Entries with chart source code

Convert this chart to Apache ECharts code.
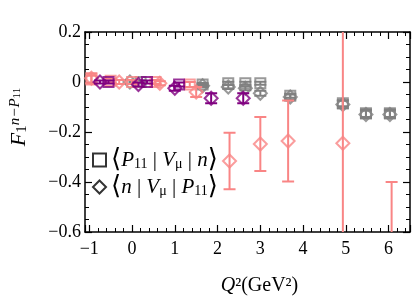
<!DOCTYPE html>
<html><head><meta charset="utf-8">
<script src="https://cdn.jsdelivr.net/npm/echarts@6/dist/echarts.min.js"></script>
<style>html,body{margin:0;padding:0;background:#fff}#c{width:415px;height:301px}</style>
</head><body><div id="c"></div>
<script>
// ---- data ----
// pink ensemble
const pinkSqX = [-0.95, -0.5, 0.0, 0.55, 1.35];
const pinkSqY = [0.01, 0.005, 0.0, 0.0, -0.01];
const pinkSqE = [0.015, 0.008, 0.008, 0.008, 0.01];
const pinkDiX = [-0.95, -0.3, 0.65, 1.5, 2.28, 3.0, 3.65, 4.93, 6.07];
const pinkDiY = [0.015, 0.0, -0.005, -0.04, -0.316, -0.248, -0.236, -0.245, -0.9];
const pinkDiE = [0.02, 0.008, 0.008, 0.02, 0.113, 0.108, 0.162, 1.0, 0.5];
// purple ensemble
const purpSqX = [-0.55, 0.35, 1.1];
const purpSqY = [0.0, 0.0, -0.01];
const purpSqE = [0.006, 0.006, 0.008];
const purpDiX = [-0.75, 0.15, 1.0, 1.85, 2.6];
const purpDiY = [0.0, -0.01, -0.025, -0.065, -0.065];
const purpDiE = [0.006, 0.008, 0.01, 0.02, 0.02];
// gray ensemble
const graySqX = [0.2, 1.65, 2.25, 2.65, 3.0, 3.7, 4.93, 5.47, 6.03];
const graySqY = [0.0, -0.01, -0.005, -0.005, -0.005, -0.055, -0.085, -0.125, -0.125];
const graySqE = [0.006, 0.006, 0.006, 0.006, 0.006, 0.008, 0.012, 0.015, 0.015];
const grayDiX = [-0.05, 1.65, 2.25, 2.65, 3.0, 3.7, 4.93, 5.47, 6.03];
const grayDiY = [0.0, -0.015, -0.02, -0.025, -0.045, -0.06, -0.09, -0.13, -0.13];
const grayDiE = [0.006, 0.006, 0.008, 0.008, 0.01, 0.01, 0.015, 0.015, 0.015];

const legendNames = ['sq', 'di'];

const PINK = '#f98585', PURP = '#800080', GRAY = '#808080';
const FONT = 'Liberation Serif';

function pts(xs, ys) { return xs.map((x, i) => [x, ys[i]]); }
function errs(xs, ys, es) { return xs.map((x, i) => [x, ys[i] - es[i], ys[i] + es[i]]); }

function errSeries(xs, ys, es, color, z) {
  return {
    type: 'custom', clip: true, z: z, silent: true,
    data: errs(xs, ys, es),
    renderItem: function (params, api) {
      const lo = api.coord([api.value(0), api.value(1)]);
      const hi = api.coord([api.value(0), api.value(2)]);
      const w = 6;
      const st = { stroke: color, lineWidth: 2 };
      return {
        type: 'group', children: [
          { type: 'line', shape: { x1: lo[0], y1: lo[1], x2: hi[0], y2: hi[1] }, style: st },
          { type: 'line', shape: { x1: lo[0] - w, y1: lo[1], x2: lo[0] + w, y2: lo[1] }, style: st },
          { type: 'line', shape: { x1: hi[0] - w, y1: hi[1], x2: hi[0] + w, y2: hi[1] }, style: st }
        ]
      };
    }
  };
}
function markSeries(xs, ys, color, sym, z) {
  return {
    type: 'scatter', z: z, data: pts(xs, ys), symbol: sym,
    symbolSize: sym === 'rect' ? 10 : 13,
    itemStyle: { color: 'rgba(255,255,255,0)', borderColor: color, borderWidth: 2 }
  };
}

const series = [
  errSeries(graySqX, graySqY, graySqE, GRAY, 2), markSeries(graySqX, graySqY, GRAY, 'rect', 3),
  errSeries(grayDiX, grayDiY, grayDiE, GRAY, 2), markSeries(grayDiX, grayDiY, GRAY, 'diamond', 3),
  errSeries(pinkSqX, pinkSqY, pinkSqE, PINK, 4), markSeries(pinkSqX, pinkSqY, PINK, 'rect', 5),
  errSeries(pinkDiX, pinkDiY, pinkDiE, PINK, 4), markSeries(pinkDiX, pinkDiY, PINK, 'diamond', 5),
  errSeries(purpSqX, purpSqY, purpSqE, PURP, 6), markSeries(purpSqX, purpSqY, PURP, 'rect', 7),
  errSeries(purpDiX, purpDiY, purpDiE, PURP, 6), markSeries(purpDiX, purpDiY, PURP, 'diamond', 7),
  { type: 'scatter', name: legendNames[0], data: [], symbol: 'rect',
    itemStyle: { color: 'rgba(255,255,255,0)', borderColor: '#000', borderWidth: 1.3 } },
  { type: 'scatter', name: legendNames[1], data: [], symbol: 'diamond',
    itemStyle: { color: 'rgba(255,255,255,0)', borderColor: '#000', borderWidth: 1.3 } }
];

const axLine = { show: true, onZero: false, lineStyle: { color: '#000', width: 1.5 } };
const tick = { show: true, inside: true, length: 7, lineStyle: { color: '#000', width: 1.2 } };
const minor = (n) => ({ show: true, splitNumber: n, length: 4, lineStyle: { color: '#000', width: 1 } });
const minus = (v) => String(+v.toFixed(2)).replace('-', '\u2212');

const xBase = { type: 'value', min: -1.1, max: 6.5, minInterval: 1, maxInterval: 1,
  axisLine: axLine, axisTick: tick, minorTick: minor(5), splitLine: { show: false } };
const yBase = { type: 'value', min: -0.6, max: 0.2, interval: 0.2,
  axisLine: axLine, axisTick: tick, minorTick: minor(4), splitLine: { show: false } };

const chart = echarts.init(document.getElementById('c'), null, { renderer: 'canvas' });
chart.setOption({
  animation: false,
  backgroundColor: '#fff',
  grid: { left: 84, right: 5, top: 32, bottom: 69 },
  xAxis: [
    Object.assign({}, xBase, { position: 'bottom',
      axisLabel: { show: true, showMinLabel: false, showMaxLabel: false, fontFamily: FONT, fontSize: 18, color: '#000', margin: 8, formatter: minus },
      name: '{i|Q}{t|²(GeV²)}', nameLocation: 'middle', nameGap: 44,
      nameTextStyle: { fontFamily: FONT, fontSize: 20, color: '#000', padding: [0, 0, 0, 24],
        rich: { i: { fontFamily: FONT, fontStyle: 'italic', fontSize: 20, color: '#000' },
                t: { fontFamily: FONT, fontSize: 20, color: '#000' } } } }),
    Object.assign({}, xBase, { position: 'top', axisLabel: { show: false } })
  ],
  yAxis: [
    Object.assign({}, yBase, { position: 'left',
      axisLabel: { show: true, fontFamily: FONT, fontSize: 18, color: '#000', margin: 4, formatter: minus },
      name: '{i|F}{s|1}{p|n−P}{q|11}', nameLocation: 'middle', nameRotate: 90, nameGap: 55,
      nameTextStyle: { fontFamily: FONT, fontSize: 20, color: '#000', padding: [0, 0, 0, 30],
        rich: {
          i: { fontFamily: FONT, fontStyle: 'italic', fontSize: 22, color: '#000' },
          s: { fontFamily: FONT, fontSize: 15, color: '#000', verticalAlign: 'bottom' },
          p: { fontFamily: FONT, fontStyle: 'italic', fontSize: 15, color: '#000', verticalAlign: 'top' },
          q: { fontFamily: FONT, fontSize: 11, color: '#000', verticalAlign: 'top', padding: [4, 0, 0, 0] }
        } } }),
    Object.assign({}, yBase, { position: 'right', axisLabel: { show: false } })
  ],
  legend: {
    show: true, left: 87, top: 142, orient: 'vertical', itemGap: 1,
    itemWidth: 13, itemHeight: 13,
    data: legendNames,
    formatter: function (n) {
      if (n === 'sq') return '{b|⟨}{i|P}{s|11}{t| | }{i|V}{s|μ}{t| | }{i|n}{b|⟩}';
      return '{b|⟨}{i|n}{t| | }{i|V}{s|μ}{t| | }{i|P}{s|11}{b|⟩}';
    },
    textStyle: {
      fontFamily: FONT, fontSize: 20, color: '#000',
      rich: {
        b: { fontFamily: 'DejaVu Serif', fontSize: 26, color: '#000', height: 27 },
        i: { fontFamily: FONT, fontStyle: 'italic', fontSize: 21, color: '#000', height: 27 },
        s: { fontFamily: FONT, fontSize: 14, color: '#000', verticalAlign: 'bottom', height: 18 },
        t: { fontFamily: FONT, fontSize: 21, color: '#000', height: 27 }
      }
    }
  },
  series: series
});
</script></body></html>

---

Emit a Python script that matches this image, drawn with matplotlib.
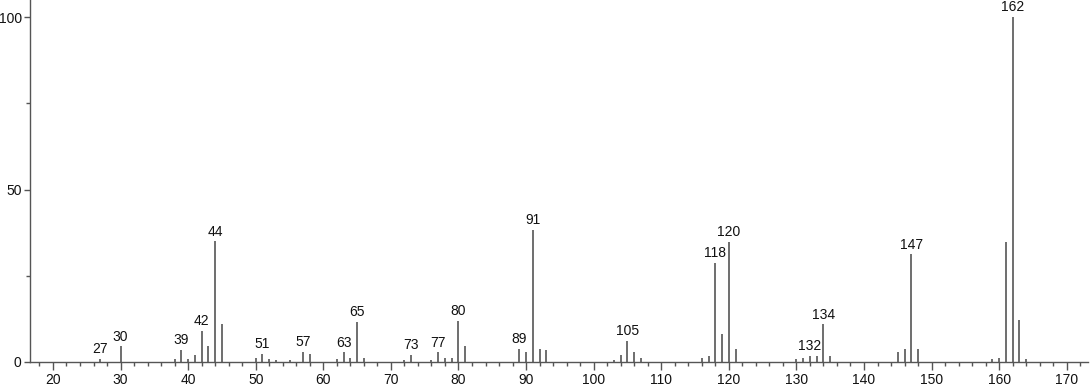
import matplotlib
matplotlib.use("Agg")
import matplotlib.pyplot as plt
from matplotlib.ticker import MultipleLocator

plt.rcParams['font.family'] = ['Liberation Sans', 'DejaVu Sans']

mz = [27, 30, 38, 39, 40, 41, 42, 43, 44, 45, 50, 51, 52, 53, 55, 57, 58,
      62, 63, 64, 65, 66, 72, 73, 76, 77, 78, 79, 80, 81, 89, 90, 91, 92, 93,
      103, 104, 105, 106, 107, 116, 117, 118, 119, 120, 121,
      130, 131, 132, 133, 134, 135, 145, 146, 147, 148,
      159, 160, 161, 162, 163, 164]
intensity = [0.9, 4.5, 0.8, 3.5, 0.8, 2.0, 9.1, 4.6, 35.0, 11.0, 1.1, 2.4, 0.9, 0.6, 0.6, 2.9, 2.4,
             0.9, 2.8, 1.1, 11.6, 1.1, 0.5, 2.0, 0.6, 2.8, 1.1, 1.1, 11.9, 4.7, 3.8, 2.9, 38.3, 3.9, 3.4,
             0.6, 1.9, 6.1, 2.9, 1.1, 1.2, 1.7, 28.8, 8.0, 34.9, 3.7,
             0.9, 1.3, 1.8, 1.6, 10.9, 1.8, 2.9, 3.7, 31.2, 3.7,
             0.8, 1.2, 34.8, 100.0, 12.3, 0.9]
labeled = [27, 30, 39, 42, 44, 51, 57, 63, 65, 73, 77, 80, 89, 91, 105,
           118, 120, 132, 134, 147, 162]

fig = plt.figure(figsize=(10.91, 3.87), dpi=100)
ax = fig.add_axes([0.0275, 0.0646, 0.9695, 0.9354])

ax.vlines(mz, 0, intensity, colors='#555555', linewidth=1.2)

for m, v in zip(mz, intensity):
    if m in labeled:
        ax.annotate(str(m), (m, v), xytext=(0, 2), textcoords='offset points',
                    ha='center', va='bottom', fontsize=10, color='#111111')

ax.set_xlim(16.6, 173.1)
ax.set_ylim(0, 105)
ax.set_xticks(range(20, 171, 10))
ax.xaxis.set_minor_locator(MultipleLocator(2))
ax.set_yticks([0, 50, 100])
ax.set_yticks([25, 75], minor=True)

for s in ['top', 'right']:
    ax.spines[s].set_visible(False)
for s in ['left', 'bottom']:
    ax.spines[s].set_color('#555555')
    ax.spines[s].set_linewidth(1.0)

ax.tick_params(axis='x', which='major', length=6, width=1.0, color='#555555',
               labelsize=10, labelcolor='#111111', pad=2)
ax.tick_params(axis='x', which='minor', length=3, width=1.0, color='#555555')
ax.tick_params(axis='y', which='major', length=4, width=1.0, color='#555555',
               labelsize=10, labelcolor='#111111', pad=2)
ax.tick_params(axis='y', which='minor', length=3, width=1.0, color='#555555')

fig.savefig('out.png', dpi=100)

- _Objective_: Working from the entries above, reproduce exactly and only the lines beginning with the line that has "Emit a Python" and ending with the line that has "ax = fig.add_axes([0.0275, 0.0646, 0.9695, 0.9354])"; omit all pictures.

- _Written reply_:
Emit a Python script that matches this image, drawn with matplotlib.
import matplotlib
matplotlib.use("Agg")
import matplotlib.pyplot as plt
from matplotlib.ticker import MultipleLocator

plt.rcParams['font.family'] = ['Liberation Sans', 'DejaVu Sans']

mz = [27, 30, 38, 39, 40, 41, 42, 43, 44, 45, 50, 51, 52, 53, 55, 57, 58,
      62, 63, 64, 65, 66, 72, 73, 76, 77, 78, 79, 80, 81, 89, 90, 91, 92, 93,
      103, 104, 105, 106, 107, 116, 117, 118, 119, 120, 121,
      130, 131, 132, 133, 134, 135, 145, 146, 147, 148,
      159, 160, 161, 162, 163, 164]
intensity = [0.9, 4.5, 0.8, 3.5, 0.8, 2.0, 9.1, 4.6, 35.0, 11.0, 1.1, 2.4, 0.9, 0.6, 0.6, 2.9, 2.4,
             0.9, 2.8, 1.1, 11.6, 1.1, 0.5, 2.0, 0.6, 2.8, 1.1, 1.1, 11.9, 4.7, 3.8, 2.9, 38.3, 3.9, 3.4,
             0.6, 1.9, 6.1, 2.9, 1.1, 1.2, 1.7, 28.8, 8.0, 34.9, 3.7,
             0.9, 1.3, 1.8, 1.6, 10.9, 1.8, 2.9, 3.7, 31.2, 3.7,
             0.8, 1.2, 34.8, 100.0, 12.3, 0.9]
labeled = [27, 30, 39, 42, 44, 51, 57, 63, 65, 73, 77, 80, 89, 91, 105,
           118, 120, 132, 134, 147, 162]

fig = plt.figure(figsize=(10.91, 3.87), dpi=100)
ax = fig.add_axes([0.0275, 0.0646, 0.9695, 0.9354])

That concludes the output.